Uploaded by xsparklyvix on Sep 06, 2005

“A drama of lost illusions, of bitter wisdom and fragile hope.”

How appropriate is this description of the two plays you have studied?

Shakespeare and Albee have both used the purging of artifices to create a changed future for all characters. Although forced, these allow the possibility of a greater future based upon truth and reality rather than facades.
The breaking down of illusions is essential in both plays in order to create a new beginning.
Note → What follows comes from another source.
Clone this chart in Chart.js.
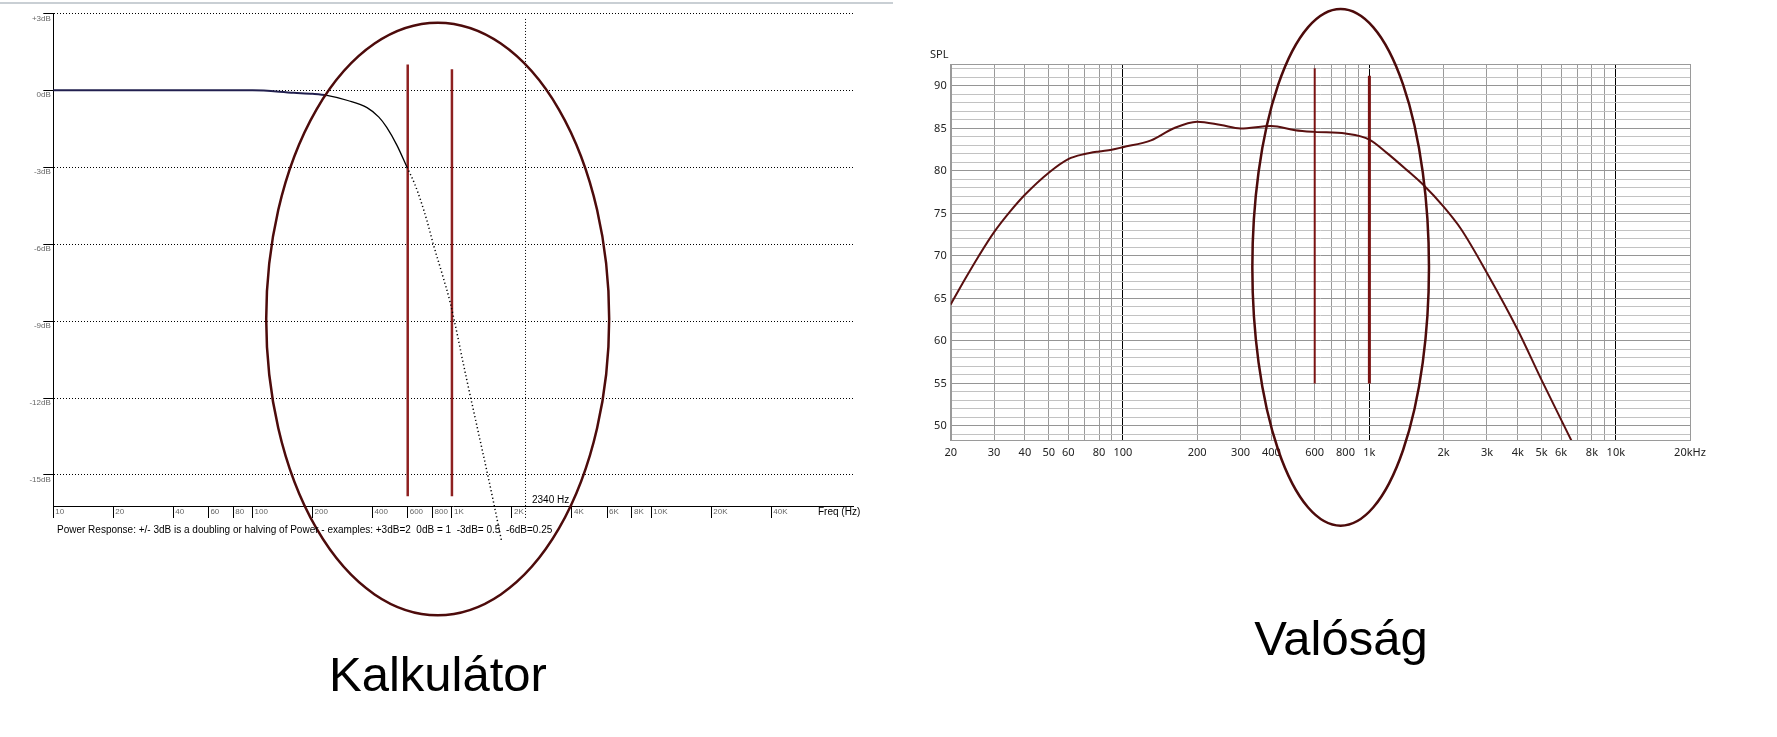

In ‘Who’s Afraid of Virginia Woolf’ George’s exorcism of their illusionary son ‘Dominus Vobiscum’ removes the symbolic figure they have created in order to cover up their insecurity of not having a child. By purging their lives of this child it forces both George and Martha to confront these inadequacies of being unable to have children. Shakespeare uses a similar exorcism in ‘The Tempest’ in order to show, akin to Albee, that in using an illusion you are avoiding reality and in this the truth. Prospero orchestrates illusions throughout ‘The Tempest’ in order to delude the other characters into feeling emotions such as guilt and anxiety. Through the use of his agent, Ariel, he creates a banquet designed to emote remorse for Antonio and Sebastian for their usurpation of the Dukedom. By renouncing these powers at the end of the play Prospero is accepting a life of reality without his ‘secret studies’. Prospero and George are alike in their role as the ringmaster of the removal of the illusions. Both characters felt compelled to act in this way in order to start a new foundation based upon truth.
Yet, the reactions of others to these actions are strongly contrasted between the two plays. In ‘Who’s Afraid of Virginia Woolf’ Martha is unable to cope with life full of veracity ‘Truth or Illusion, George. Doesn’t it matter to you…at all?’ The child enabled her to feel complete and adequate in an American pressurised society she struggles to cope with. In disparity, the female lead in ‘The Tempest’ Miranda embraces her new way of life ‘O Brave New World’. Having lived in a life of illusions (shown in her enforced sleep by Ariel at the outset of the play, to allow Prospero to converse in secret) she welcomes change.
In brutally revealing these illusions to all the characters in both plays, Albee and Shakespeare show how for all characters life has changed irreversibly. However, despite being changes based on...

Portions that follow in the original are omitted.